Le voyageur imprudent

Conleau, 31 octobre 2019

Il n’est pas rare que la photographie me donne l’étrange sentiment de toucher cette zone indicible où se côtoient l’ordinaire et le poétique, le visible et l’invisible. Cette zone est un lieu qui n’est pas un lieu, un espace en-deçà de l’espace, si bien qu’il m’est difficile de savoir si mes images reflètent l’ordre des choses ordinaires ou l’ordre des choses émanant d’une autre logique. Au fond, que m’importe, car ce que je sais plus sûrement est que c’est toujours par mon propre égarement et par une heureuse fortune que, de l’évidence de leur paraître ordinaire, certaines images glisseront dans l’espace poétique.

Car toutes choses, à chaque instant, ne se déversent-elles pas les unes dans les autres et réciproquement : le visible dans l’invisible, la forme dans le fond, le paraître dans l’imparaître ? N’est-ce pas le mouvement même de la vie ? Vie qui – et dont on ne sait de quel lieu – fait jaillir êtres et choses naissant et mourant en un même mouvement, inlassablement, dans un cycle toujours renouvelé, sans début et sans fin.

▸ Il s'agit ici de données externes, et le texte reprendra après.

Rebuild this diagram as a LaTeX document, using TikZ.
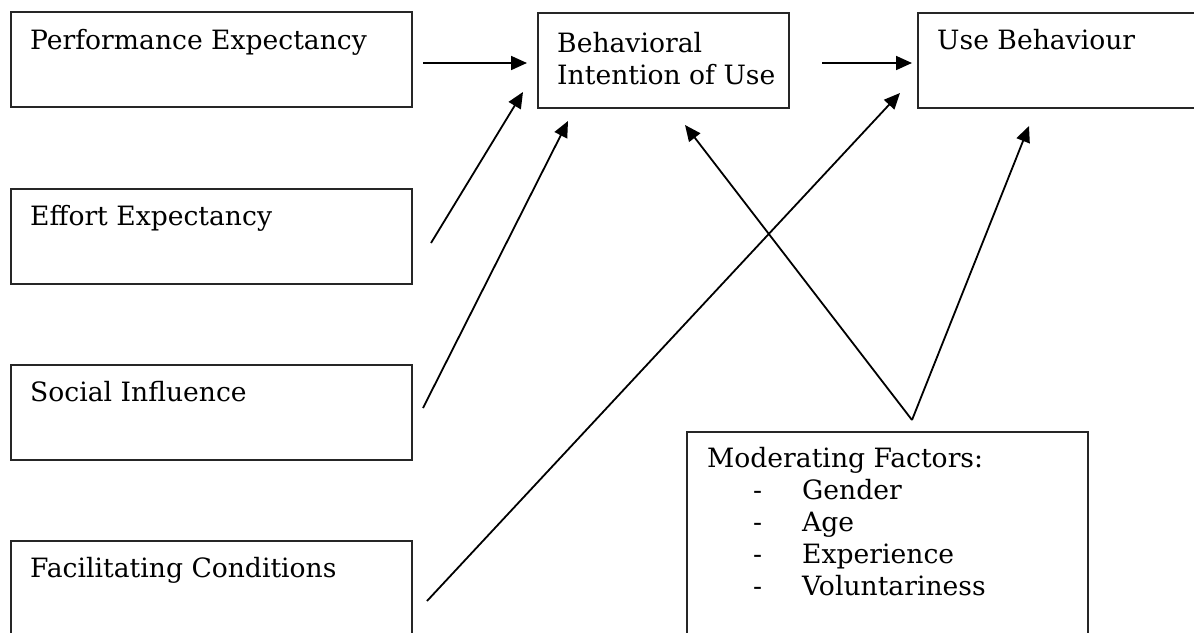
\documentclass[tikz,border=0pt]{standalone}
\usepackage{fontspec}
\setmainfont{DejaVu Serif}
\usetikzlibrary{arrows.meta}
\begin{document}
\begin{tikzpicture}[x=1pt,y=-1pt,
  box/.style={draw=black!85, line width=1.7pt, rectangle, inner sep=0pt, anchor=north west},
  txt/.style={inner sep=0pt, anchor=base west, font=\fontsize{26.6pt}{32pt}\selectfont},
  conn/.style={line width=1.8pt, -{Triangle[length=16pt,width=14pt]}}]
\useasboundingbox (0,0) rectangle (1194,632);
\begin{scope}
\clip (0,0) rectangle (1194,632);
% boxes
\node[box, minimum width=401pt, minimum height=95pt] (pe) at (10,11) {};
\node[box, minimum width=251pt, minimum height=95pt] (bi) at (537,12) {};
\node[box, minimum width=300pt, minimum height=95pt] (ub) at (917,12) {};
\node[box, minimum width=401pt, minimum height=95pt] (ee) at (10,188) {};
\node[box, minimum width=401pt, minimum height=95pt] (si) at (10,364) {};
\node[box, minimum width=401pt, minimum height=120pt] (fc) at (10,540) {};
\node[box, minimum width=401pt, minimum height=230pt] (mf) at (686,431) {};
\end{scope}
% texts
\node[txt] (pet) at (30,49) {Performance Expectancy};
\node[txt] (bit1) at (557,52) {Behavioral};
\node[txt] (bit2) at (557,84) {Intention of Use};
\node[txt] (ubt) at (937,49) {Use Behaviour};
\node[txt] (eet) at (30,225) {Effort Expectancy};
\node[txt] (sit) at (30,401) {Social Influence};
\node[txt] (fct) at (30,577) {Facilitating Conditions};
\node[txt] (mft) at (707,467) {Moderating Factors:};
\node[txt] (d1) at (753,499) {-};
\node[txt] (m1) at (802,499) {Gender};
\node[txt] (d2) at (753,531) {-};
\node[txt] (m2) at (802,531) {Age};
\node[txt] (d3) at (753,563) {-};
\node[txt] (m3) at (802,563) {Experience};
\node[txt] (d4) at (753,595) {-};
\node[txt] (m4) at (802,595) {Voluntariness};
% connector end points
\coordinate (peS) at (423,63);
\coordinate (biW) at (527,63);
\coordinate (eeS) at (431,243);
\coordinate (biA) at (523,92);
\coordinate (siS) at (423,408);
\coordinate (biB) at (568,121);
\coordinate (fcS) at (427,601);
\coordinate (ubA) at (900,93);
\coordinate (biE) at (822,63);
\coordinate (ubW) at (912,63);
\coordinate (mfN) at (912,420);
\coordinate (biC) at (685,125);
\coordinate (ubB) at (1029,126);
% connectors
\draw[conn] (peS) -- (biW);
\draw[conn] (eeS) -- (biA);
\draw[conn] (siS) -- (biB);
\draw[conn] (fcS) -- (ubA);
\draw[conn] (biE) -- (ubW);
\draw[conn] (mfN) -- (biC);
\draw[conn] (mfN) -- (ubB);
\end{tikzpicture}
\end{document}
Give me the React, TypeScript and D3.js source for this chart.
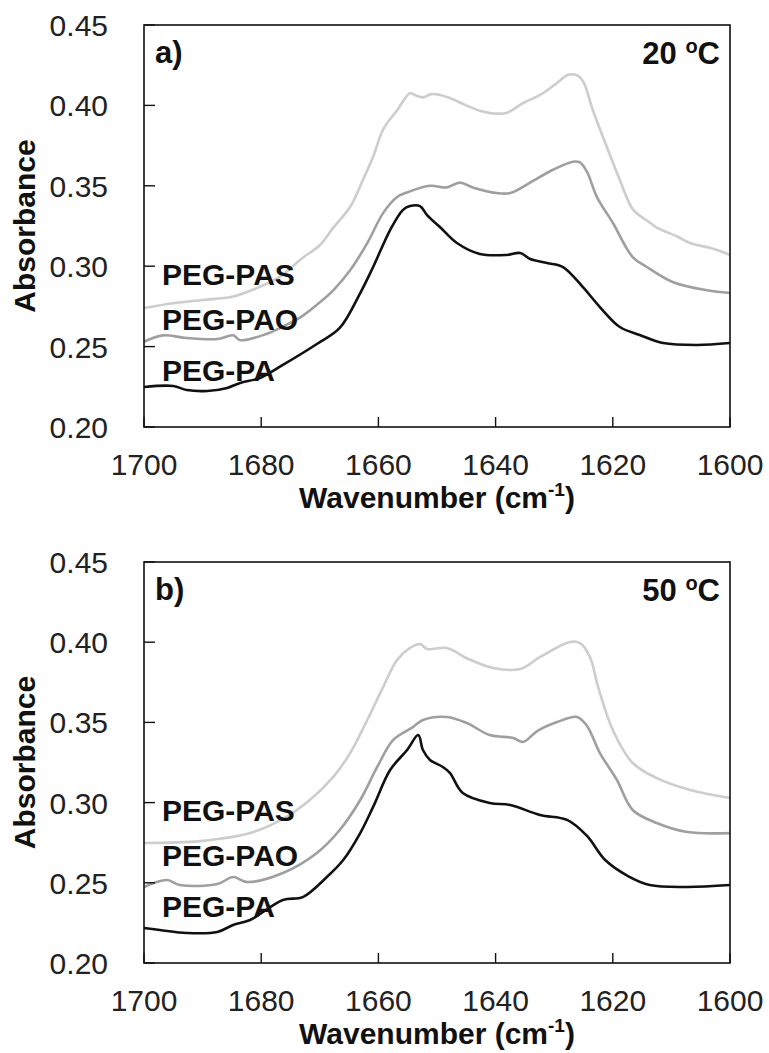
import React from "react";
import * as d3 from "d3";

type Pt = [number, number];

// x ticks and y ticks
const xTicks = [1700, 1680, 1660, 1640, 1620, 1600];
const yTicks = [0.2, 0.25, 0.3, 0.35, 0.4, 0.45];
const seriesNames = ["PEG-PAS", "PEG-PAO", "PEG-PA"];
const seriesColors = ["#cdcdcd", "#9f9f9f", "#111111"];
const labelLevels = [0.2883, 0.2606, 0.2285];

// Panel a) 20 oC  [wavenumber, absorbance]
const a_PAS: Pt[] = [
  [1700, 0.274], [1695, 0.277], [1690, 0.279], [1685, 0.281], [1681, 0.286], [1677, 0.293],
  [1673, 0.305], [1670, 0.313], [1667.7, 0.324], [1664.8, 0.337], [1662.6, 0.354], [1660.9, 0.368],
  [1659.2, 0.385], [1656.8, 0.397], [1654.6, 0.4075], [1653.5, 0.406], [1652.4, 0.405], [1651, 0.407],
  [1649.5, 0.4065], [1647.8, 0.4046], [1645, 0.4], [1642.5, 0.3965], [1640.4, 0.395], [1638, 0.3955],
  [1635.3, 0.4015], [1632.4, 0.4065], [1629.5, 0.414], [1627.6, 0.419], [1626, 0.4185], [1625, 0.4145],
  [1623.4, 0.397], [1621, 0.374], [1618.8, 0.3536], [1616.5, 0.335], [1614, 0.328], [1612.5, 0.324],
  [1609, 0.3185], [1606.8, 0.3144], [1603, 0.311], [1600, 0.307],
];
const a_PAO: Pt[] = [
  [1700, 0.253], [1696.8, 0.257], [1692.7, 0.2553], [1687.5, 0.2547], [1684.8, 0.257], [1683.6, 0.254],
  [1679, 0.258], [1676, 0.263], [1673, 0.269], [1670.5, 0.276], [1667.7, 0.285], [1664.8, 0.2976],
  [1661.9, 0.3144], [1659.2, 0.333], [1656.8, 0.343], [1655, 0.346], [1651.2, 0.35], [1648.3, 0.349],
  [1646.1, 0.352], [1643.9, 0.349], [1639.8, 0.3455], [1637.5, 0.3455], [1634.1, 0.352], [1630.2, 0.36],
  [1626.8, 0.365], [1625.6, 0.3645], [1624.4, 0.3586], [1622.7, 0.343], [1620, 0.327], [1616.6, 0.3057],
  [1614.2, 0.2995], [1609.7, 0.29], [1603.9, 0.285], [1600, 0.2833],
];
const a_PA: Pt[] = [
  [1700, 0.2249], [1695, 0.2255], [1692.7, 0.223], [1689.2, 0.2224], [1685.8, 0.2243], [1683.6, 0.2274],
  [1680.2, 0.2305], [1676.3, 0.2386], [1670.5, 0.2516], [1666.6, 0.2616], [1663.1, 0.2833], [1660.9, 0.2995],
  [1658, 0.3225], [1655.8, 0.335], [1654.6, 0.3374], [1652.9, 0.3374], [1651.7, 0.3318], [1649.5, 0.3244],
  [1646.6, 0.3144], [1642.7, 0.3076], [1638.1, 0.307], [1635.8, 0.3082], [1634.1, 0.3045], [1631.2, 0.302],
  [1628.5, 0.2995], [1625.1, 0.287], [1622.2, 0.2746], [1618.8, 0.2622], [1615.4, 0.2572], [1611.4, 0.2522],
  [1605.6, 0.251], [1600, 0.2522],
];

// Panel b) 50 oC
const b_PAS: Pt[] = [
  [1700, 0.2748], [1690.4, 0.276], [1681.9, 0.281], [1676.3, 0.2898], [1671.7, 0.3016], [1667.7, 0.316],
  [1664.8, 0.331], [1661.9, 0.3515], [1659.2, 0.372], [1656.8, 0.389], [1654.6, 0.3964], [1652.9, 0.3989],
  [1651.7, 0.3958], [1648.3, 0.3964], [1644.9, 0.39], [1640.4, 0.3839], [1635.8, 0.3833], [1632.4, 0.3908],
  [1627.3, 0.4001], [1625.6, 0.3995], [1623.9, 0.3908], [1622.5, 0.372], [1620, 0.3453], [1616.6, 0.3247],
  [1612.5, 0.3153], [1606.8, 0.3079], [1600, 0.3029],
];
const b_PAO: Pt[] = [
  [1700, 0.2474], [1696.1, 0.2517], [1693.9, 0.2486], [1687.5, 0.2492], [1684.8, 0.2536], [1682.4, 0.2505],
  [1676.3, 0.2561], [1670.5, 0.2686], [1666.6, 0.2829], [1663.1, 0.3016], [1660.2, 0.3222], [1657.5, 0.339],
  [1654.1, 0.3471], [1652.4, 0.3515], [1648.3, 0.3534], [1644.9, 0.3496], [1641, 0.3421], [1637, 0.3403],
  [1635.3, 0.3378], [1632.9, 0.3446], [1629.5, 0.3502], [1626.1, 0.3534], [1624.4, 0.3478], [1622.2, 0.3309],
  [1619.3, 0.3141], [1616.6, 0.2954], [1612.5, 0.2873], [1607.3, 0.2817], [1600, 0.281],
];
const b_PA: Pt[] = [
  [1700, 0.2218], [1697.3, 0.2206], [1692.7, 0.2187], [1687.5, 0.2193], [1684.8, 0.2237], [1681.9, 0.2268],
  [1676.3, 0.2393], [1672.9, 0.2411], [1668.8, 0.2536], [1666, 0.2642], [1663.1, 0.281], [1660.9, 0.2973],
  [1658, 0.3203], [1655.1, 0.3328], [1653.2, 0.3421], [1652.4, 0.3328], [1651.2, 0.3266], [1649, 0.3222],
  [1647.8, 0.3185], [1645.6, 0.306], [1641, 0.2998], [1637.5, 0.2985], [1632.4, 0.2923], [1627.8, 0.2892],
  [1624.4, 0.2792], [1621.3, 0.2642], [1617.4, 0.2542], [1613.7, 0.2486], [1607.3, 0.2474], [1600, 0.2486],
];

const panels = [
  { tag: "a)", temp: "20", series: [a_PAS, a_PAO, a_PA], top: 25, bottom: 427 },
  { tag: "b)", temp: "50", series: [b_PAS, b_PAO, b_PA], top: 562, bottom: 963 },
];

const FONT = "'Liberation Sans', Arial, sans-serif";
const LEFT = 144;
const RIGHT = 730;

function Panel({ p }: { p: (typeof panels)[number] }) {
  const x = d3.scaleLinear().domain([1700, 1600]).range([LEFT, RIGHT]);
  const y = d3.scaleLinear().domain([0.2, 0.45]).range([p.bottom, p.top]);
  const line = d3
    .line<Pt>()
    .x((d) => x(d[0]))
    .y((d) => y(d[1]))
    .curve(d3.curveCatmullRom.alpha(0.5));
  return (
    <g>
      {p.series.map((s, i) => (
        <path key={i} d={line(s) || ""} fill="none" stroke={seriesColors[i]} strokeWidth={2.6} strokeLinejoin="round" />
      ))}
      <rect x={LEFT} y={p.top} width={RIGHT - LEFT} height={p.bottom - p.top} fill="none" stroke="#111" strokeWidth={1.6} />
      {xTicks.map((t) => (
        <g key={t}>
          <line x1={x(t)} x2={x(t)} y1={p.bottom} y2={p.bottom - 10} stroke="#111" strokeWidth={1.4} />
          <text x={x(t)} y={p.bottom + 48} textAnchor="middle" fontFamily={FONT} fontSize={30} fill="#222">
            {t}
          </text>
        </g>
      ))}
      {yTicks.map((t) => (
        <g key={t}>
          <line x1={LEFT} x2={LEFT + 11} y1={y(t)} y2={y(t)} stroke="#111" strokeWidth={1.4} />
          <text x={108} y={y(t) + 11} textAnchor="end" fontFamily={FONT} fontSize={30} fill="#222">
            {t.toFixed(2)}
          </text>
        </g>
      ))}
      {seriesNames.map((n, i) => (
        <text key={n} x={162} y={y(labelLevels[i])} fontFamily={FONT} fontWeight="bold" fontSize={30} fill="#111">
          {n}
        </text>
      ))}
      <text x={155} y={p.top + 38} fontFamily={FONT} fontWeight="bold" fontSize={31} fill="#111">
        {p.tag}
      </text>
      <text x={720} y={p.top + 39} textAnchor="end" fontFamily={FONT} fontWeight="bold" fontSize={31} fill="#111">
        {p.temp + " "}
        <tspan fontSize={20} dy={-11}>o</tspan>
        <tspan dy={11}>C</tspan>
      </text>
      <text
        x={(LEFT + RIGHT) / 2}
        y={p.bottom + 81}
        textAnchor="middle"
        fontFamily={FONT}
        fontWeight="bold"
        fontSize={30}
        fill="#111"
      >
        Wavenumber (cm
        <tspan fontSize={19} dy={-12}>-1</tspan>
        <tspan dy={12}>)</tspan>
      </text>
      <text
        transform={`translate(35, ${(p.top + p.bottom) / 2}) rotate(-90)`}
        textAnchor="middle"
        fontFamily={FONT}
        fontWeight="bold"
        fontSize={30}
        fill="#111"
      >
        Absorbance
      </text>
    </g>
  );
}

export default function App() {
  return (
    <svg width={769} height={1053} style={{ position: "absolute", left: 0, top: 0, background: "#fff" }}>
      <rect width={769} height={1053} fill="#fff" />
      {panels.map((p) => (
        <Panel key={p.tag} p={p} />
      ))}
    </svg>
  );
}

Il m’arrive ainsi, par l’acte photographique, sans que je sache au juste comment, de parvenir à m’introduire subrepticement dans ce lieu sans lieu, cet espace en-deçà de l’espace, où choses et êtres passent et repassent les uns dans les autres. Comme un voyageur imprudent, témoin étonné par la danse de la réalité, je documente l’étrangeté du monde.